The following is a guest post by Abbie Grotke, Web Archiving Team Lead.
The second in my series of “ask the Recommending Officer” posts features a conversation with Cassy Ammen, who shares her experience in helping to build the September 11 Web Archive.
Who are you, and what’s your job at the Library of Congress?
Cassy Ammen, Reference Specialist in the Main Reading Room, Humanities and Social Sciences Division.
What is the September 11, 2001 Web Archive?
The archive preserves the web expressions of individuals, groups, the press and other institutions in the aftermath of the attacks in the United States on September 11, 2001. Content was archived between September 11 and December 1, 2001. There are over 2,200 sites that have been cataloged and are available by browsing a drill search interface, and an estimated 30,000 sites in the archive that have been archived but not cataloged. The archive was expanded in 2002 to include sites marking the one-year anniversary of the attacks.
How did the archive come about?
In the early days of the Library’s web archiving program, I was a member of the MINERVA team formed in 2000 to study various policy and selection issues related to web archiving. We were in the midst of working with WebArchivist.org (University of Washington/SUNY Institute of Technology) and the Internet Archive, planning a 2002 election archive, when the terrorist attacks on September 11 happened. When we returned to work on Wednesday, I received a call from Diane Kresh, then Director of Public Services Collections, with instructions to start archiving immediately. “Whatever it takes, whatever it costs, do it,” she said. I immediately placed a call to our partners at the Internet Archive to initiate an archive, and also contacted the staff at WebArchivist.org to seek their collaboration on this collection, since we were already working together.
How were sites selected?
Since we were evacuated on September 11, it was fortunate that the Internet Archive began collecting that afternoon, soon after the attacks. I put out a call to the Library’s 300+ Recommending Officers for them to look for sites in their subject areas. National Digital Library staff volunteered to help find URLs. And we asked the public to help; a form was put on WebArchivist.org for people to submit nominations to the archive.

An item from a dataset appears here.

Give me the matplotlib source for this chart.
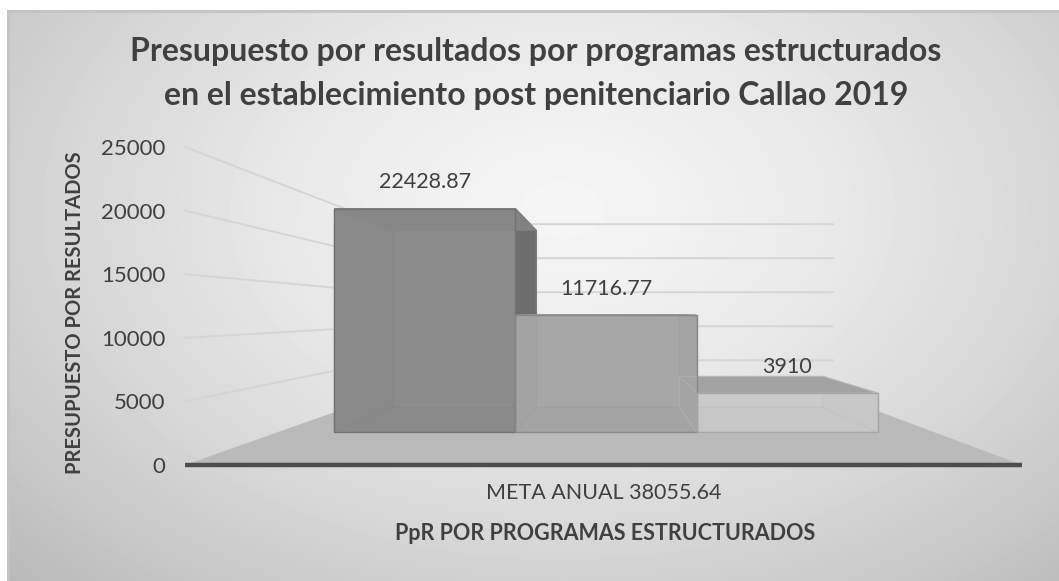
import numpy as np
import matplotlib
matplotlib.use("Agg")
import matplotlib.pyplot as plt
from matplotlib.patches import Polygon

# ---------------- data ----------------
category_label = "META ANUAL 38055.64"
series_values = [22428.87, 11716.77, 3910.0]
value_labels = ["22428.87", "11716.77", "3910"]
y_ticks = [0, 5000, 10000, 15000, 20000, 25000]
title_lines = ["Presupuesto por resultados por programas estructurados",
               "en el establecimiento post penitenciario Callao 2019"]
y_title = "PRESUPUESTO POR RESULTADOS"
x_title = "PpR POR PROGRAMAS ESTRUCTURADOS"

# ---------------- style ----------------
W, H, DPI = 1059, 581, 100
plt.rcParams['font.family'] = ['Lato', 'DejaVu Sans']
TXT = '#404040'
bar_colors = ['#8c8c8c', '#a7a7a7', '#cbcbcb']

fig = plt.figure(figsize=(W / DPI, H / DPI), dpi=DPI, facecolor='white')

# background radial gradient (chart area)
bg = fig.add_axes([7 / W, 0, (W - 7) / W, (H - 10) / H])
bg.set_axis_off()
gh, gw = H - 10, W - 7
yy, xx = np.mgrid[0:gh, 0:gw]
r = np.sqrt(((xx - 555) / 640.0) ** 2 + ((yy - 200) / 430.0) ** 2)
val = 0.96 - 0.175 * np.clip(r, 0, 1.4) ** 1.5
bg.imshow(val, cmap='gray', vmin=0, vmax=1, extent=[0, 1, 0, 1],
          origin='upper', aspect='auto', interpolation='bilinear')
bg.set_xlim(0, 1)
bg.set_ylim(0, 1)
bg.plot([0, 1], [0.998, 0.998], color='#c4c4c4', lw=2, transform=bg.transAxes)
bg.plot([0.001, 0.001], [0, 1], color='#c4c4c4', lw=2, transform=bg.transAxes)

# main axes (front plane)
ax = fig.add_axes([185 / W, (H - 465) / H, 837 / W, 318 / H])
ax.patch.set_alpha(0)
X_LEFT, X_RIGHT = -0.81, 2.81
ax.set_xlim(X_LEFT, X_RIGHT)
ax.set_ylim(0, 25000)
for sp in ax.spines.values():
    sp.set_visible(False)
ax.set_yticks(y_ticks)
ax.set_yticklabels([str(t) for t in y_ticks])
ax.tick_params(axis='y', length=0, pad=14, labelsize=16, labelcolor=TXT)
ax.set_xticks([1])
ax.set_xticklabels([category_label])
ax.tick_params(axis='x', length=0, pad=13, labelsize=15.5, labelcolor=TXT)

# perspective
VP_X, VP_Y = 1.05, 11950.0
S_BF, S_BB, S_WALL = 0.783, 0.62, 0.535


def proj(x, y, s):
    return (VP_X + (x - VP_X) * s, VP_Y + (y - VP_Y) * s)


def shade(c, f):
    c = np.array(matplotlib.colors.to_rgb(c))
    return tuple(np.clip(c * f, 0, 1))


# walls gridlines
for v in y_ticks[1:]:
    a = proj(X_LEFT, v, 1.0)
    b = proj(X_LEFT, v, S_WALL)
    c = proj(X_RIGHT, v, S_WALL)
    ax.plot([a[0], b[0], c[0]], [a[1], b[1], c[1]], color='#d5d5d5', lw=1.4,
            zorder=0.5, clip_on=False)

# floor
floor = [proj(X_LEFT, 0, 1.0), proj(X_RIGHT, 0, 1.0),
         proj(X_RIGHT, 0, S_WALL), proj(X_LEFT, 0, S_WALL)]
ax.add_patch(Polygon(floor, closed=True, fc='#bababa', ec='none', zorder=1))
ax.plot([X_LEFT, X_RIGHT], [0, 0], color='#4d4d4d', lw=3.2,
        solid_capstyle='butt', zorder=8, clip_on=False)

# bars: hidden / side faces
n = len(series_values)
for i, v in enumerate(series_values):
    x0, x1 = i - 0.5, i + 0.5
    col = bar_colors[i]
    ec = shade(col, 0.9)
    back = [proj(x0, 0, S_BB), proj(x1, 0, S_BB), proj(x1, v, S_BB), proj(x0, v, S_BB)]
    left = [proj(x0, 0, S_BF), proj(x0, 0, S_BB), proj(x0, v, S_BB), proj(x0, v, S_BF)]
    right = [proj(x1, 0, S_BF), proj(x1, 0, S_BB), proj(x1, v, S_BB), proj(x1, v, S_BF)]
    top = [proj(x0, v, S_BF), proj(x1, v, S_BF), proj(x1, v, S_BB), proj(x0, v, S_BB)]
    bottom = [proj(x0, 0, S_BF), proj(x1, 0, S_BF), proj(x1, 0, S_BB), proj(x0, 0, S_BB)]
    f_left = 0.8 if x0 > VP_X else 0.95
    f_right = 0.78 if x1 < VP_X else 0.96
    f_top = 0.8 if v < VP_Y else 0.93
    z = 2 + 0.01 * i
    ax.add_patch(Polygon(back, closed=True, fc=col, ec=ec, lw=0.8, zorder=z))
    ax.add_patch(Polygon(bottom, closed=True, fc=shade(col, 0.96), ec=ec, lw=0.8, zorder=z))
    ax.add_patch(Polygon(left, closed=True, fc=shade(col, f_left), ec=ec, lw=0.8, zorder=z))
    ax.add_patch(Polygon(right, closed=True, fc=shade(col, f_right), ec=ec, lw=0.8, zorder=z))
    ax.add_patch(Polygon(top, closed=True, fc=shade(col, f_top), ec=ec, lw=0.8, zorder=z))

# bars: front faces (semi-transparent like the original)
vals = np.array(series_values)
idx = np.arange(n)
fx0 = VP_X + (idx - 0.5 - VP_X) * S_BF
fx1 = VP_X + (idx + 0.5 - VP_X) * S_BF
fy0 = VP_Y + (0 - VP_Y) * S_BF
fy1 = VP_Y + (vals - VP_Y) * S_BF
ax.bar(fx0, fy1 - fy0, width=fx1 - fx0, bottom=fy0, align='edge',
       color=bar_colors, alpha=0.6, edgecolor='none', zorder=4)
ax.bar(fx0, fy1 - fy0, width=fx1 - fx0, bottom=fy0, align='edge',
       fill=False, edgecolor=[shade(c, 0.82) for c in bar_colors], lw=1.0, zorder=4.1)

# data labels
for i in range(n):
    ax.annotate(value_labels[i], xy=((fx0[i] + fx1[i]) / 2, fy1[i]),
                xytext=(0, 19), textcoords='offset points', ha='center', va='center',
                fontsize=15.5, color=TXT, zorder=10, annotation_clip=False)

# titles
fig.text(536 / W, 1 - 52 / H, title_lines[0], ha='center', va='center',
         fontsize=23, fontweight='bold', color=TXT)
fig.text(536 / W, 1 - 95 / H, title_lines[1], ha='center', va='center',
         fontsize=23, fontweight='bold', color=TXT)
fig.text(75 / W, 1 - 313 / H, y_title, ha='center', va='center', rotation=90,
         fontsize=14.5, fontweight='bold', color=TXT)
fig.text(605 / W, 1 - 533 / H, x_title, ha='center', va='center',
         fontsize=15.5, fontweight='bold', color=TXT)

fig.savefig('out.png', dpi=DPI, facecolor='white')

At LC, we focused on difficult to find sites that spontaneously appeared as immediate reactions to the events – sites that
were not easily found by search engines (too new to be indexed) but that were being share in emails, linked from other sites, or in news articles at that time. My own approach was to sit down every night with a stack of index cards and scour the newspaper for ideas. I would jot down notes about specific organizations mentioned, or categories that might have a web presence. I’d bring these cards back to the office and my colleagues would take my notes and start looking for websites.
This was not an easy task for any of us. The imagery on some of the sites was often difficult to look at, and some staff had concerns about accessing certain types of content. Even though very difficult, we remained focused because we knew the importance of documenting what was happening on the web, realizing the potential fleeting nature of the types of content being posted immediately after the events. We had to act quickly. As of September 27th, 2,000 URLs had been identified and were being crawled daily.
Ten years have passed. What has been the reaction to the archive?
With support from Pew Internet and American Life Project, the collection first launched in October 2001. The Library and the project received a fair amount of press coverage at the time. The archive was named Yahoo! Internet Life “Site of the Year” in April, 2002. There has been a lot of public interest in the archive as well; not surprisingly around the first-year anniversary. Even though it’s primitive in some ways (archiving technology has improved greatly since then), it is by far our most highly-accessed web archive.
What Diane Kresh wrote in an Information Bulletin article in 2002 is still true today: “Educators and researchers can learn what the official organizations of the day were thinking and reporting about the attacks on America; and they can read the unofficial, ‘online diaries’ of those who lived through the experience…Web sites provide dynamic, firsthand accounts and reflect a range of sentiments and points of view, functioning much as the morning and evening newspapers of the past.”